Expand me if you would like to find out how to vectorize your data

Indexer sub-command

The indexer sub-command runs an indexer pipeline configured in a config file. This is usually used when you have a lot of data to vectorize and want to run it in a batch.

uv run --directory src docs2vecs indexer --help

usage: docs2vecs indexer [-h] --config CONFIG [--env ENV]
options:
--config CONFIG  Path to the YAML configuration file.
--env ENV        Environment file to load.

The indexer takes in input two arguments: a mandatory config file, and an optional environment file.

In the config file you'll need to define a list of skills, a skillset, and an indexer. Note that you may define plenty of skills, but only those enumerated in the skillset will be executed in sequence.

Example:

uv run --directory src docs2vecs indexer --config ~/Downloads/sw_export_temp/config/confluence_process.yml --env ~/indexer.env

Please check the detailed skills documentation.

The config yaml file is validated against this schema.

Please check this sample config file.

Expand me if you would like to find out how to chat with your data

Server sub-command

If you previously indexed your data (refer to the previous section) and stored the outputted embeddings in a local ChromaDB, you can chat with your data using the server sub-command.

uv run --directory src docs2vecs server --help

usage: docs2vecs server [-h] [--host HOST] [--port PORT] [--model MODEL] [--cache_dir CACHE_DIR] [--path PATH]
                        [--workers WORKERS] [--log_level LOG_LEVEL] [--env ENV]

options:
  -h, --help            show this help message and exit
  --host HOST           A host for the server.
  --port PORT           A port for the server.
  --model MODEL         A name of the embedding model(as per huggingface coordinates).
  --cache_dir CACHE_DIR
                        A path to the cache directory.
  --path PATH           A path for the server.
  --workers WORKERS     Number of workers for the server.
  --log_level LOG_LEVEL
                        Log level for the server.
  --env ENV             Environment file to load.

By default, the host is localhost and the port is 8008.

Example:

uv run --directory src docs2vecs server --path path/to/where/your/chroma/db/is

By then typing http://localhost:8008/ in your browser, you sould be able to see the embedding collections stored in your vector store and perform Knn search based on user query.

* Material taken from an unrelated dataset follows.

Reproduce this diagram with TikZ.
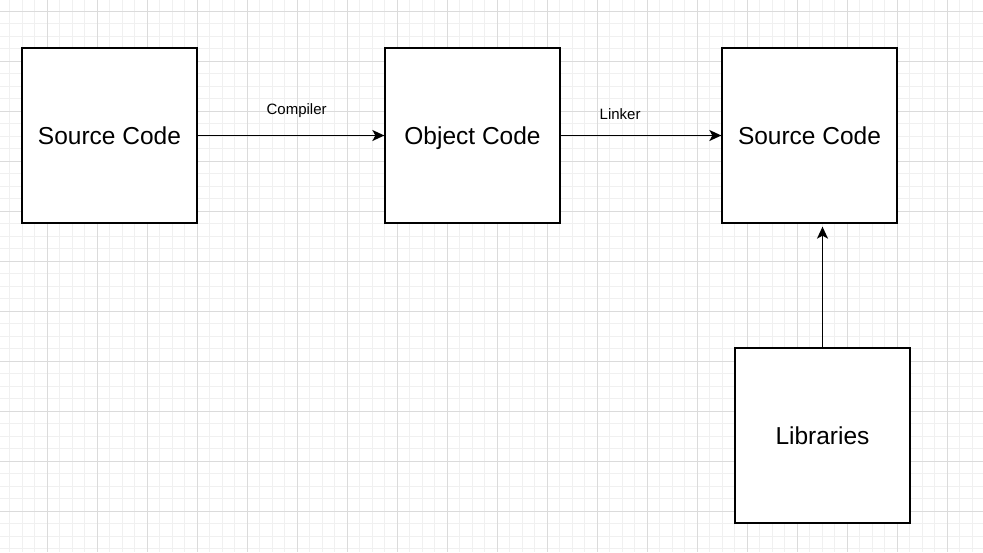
\documentclass[tikz,border=0pt]{standalone}
\usepackage{fontspec}
\setmainfont{Liberation Sans}
\usetikzlibrary{arrows.meta,positioning}

\begin{document}
\begin{tikzpicture}[
  x=1pt, y=-1pt,
  box/.style={
     rectangle, draw=black, line width=1.3pt,
     fill=white,
     minimum width=175pt, minimum height=175pt,
     inner sep=0pt, text height=17.6pt, text depth=0pt,
     font=\fontsize{24.5}{29}\selectfont},
  link/.style={-{Stealth[length=12pt,width=11pt,inset=3pt]}, draw=black, line width=1.4pt},
  lbl/.style={font=\fontsize{15}{18}\selectfont, inner sep=0pt},
  minorgrid/.style={draw=black!6, line width=0.8pt},
  majorgrid/.style={draw=black!14, line width=0.8pt},
  node distance=186.7pt]
\useasboundingbox (0,0) rectangle (983,552);
% grid
\foreach \gx in {-3,9.5,...,990} \draw[minorgrid] (\gx,0) -- (\gx,552);
\foreach \gy in {-1.5,11,...,560} \draw[minorgrid] (0,\gy) -- (983,\gy);
\foreach \gx in {-3,47,...,990} \draw[majorgrid] (\gx,0) -- (\gx,552);
\foreach \gy in {11,61,...,560} \draw[majorgrid] (0,\gy) -- (983,\gy);
% top row
\node[box] (src) at (109.5,135.5) {Source Code};
\node[box,right=of src] (obj) {Object Code};
\node[box,right=160.7pt of obj] (exe) {Source Code};
% libraries
\node[box,below=123.7pt of exe,xshift=13pt] (lib) {Libraries};
% arrows
\draw[link] (src.east) -- node[lbl,pos=0.53,above=17pt] {Compiler} (obj.west);
\draw[link] (obj.east) -- node[lbl,pos=0.37,above=15pt] {Linker} (exe.west);
\draw[link,shorten >=3pt] (lib.north) -- (lib.north |- exe.south);
\end{tikzpicture}
\end{document}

You can modify the K number of nearest neighbours returned by the semantic search.

Expand me if you would like to find out how create an integrated vectorization in Azure

Integrated Vectorization sub-command

integrated_vec - Run an integrated vectorization pipeline configured in a config file.

uv run --directory src docs2vecs integrated_vec --help

usage: docs2vecs integrated_vec [-h] --config CONFIG [--env ENV]
options:
--config CONFIG  Path to the YAML configuration file.
--env ENV        Environment file to load.

Example:

uv run --directory src docs2vecs integrated_vec --config ~/Downloads/sw_export_temp/config/config.yaml --env ~/integrated_vec .env

The config yaml file is validated against this schema.

Config yml file sample:

---
integrated_vec:
    id: AzureAISearchIndexer
    skill:
        type: integrated_vec
        name: AzureAISearchIntegratedVectorization
        params:
            search_ai_api_key: env.AZURE_AI_SEARCH_API_KEY
            search_ai_endpoint: http://replace.me.with.your.endpoint
            embedding_endpoint: http://replace.me.with.your.endpoint
            index_name: your_index_name
            indexer_name: new_indexer_name
            skillset_name: new_skillset_name
            data_source_connection_string: ResourceId=/subscriptions/your_subscription_id/resourceGroups/resource_group_name/providers/Microsoft.Storage/storageAccounts/storage_account_name;
            data_source_connection_name: new_connection_name
            encryption_key: env.AZURE_AI_SEARCH_ENCRYPTION_KEY
            container_name: your_container_name

Important note:

Please note that api keys should NOT be stored in config files, and should NOT be added to git. Therefore, if you build your config file, use the env. prefix for api_key parameter. For example: api_key: env.AZURE_AI_SEARCH_API_KEY.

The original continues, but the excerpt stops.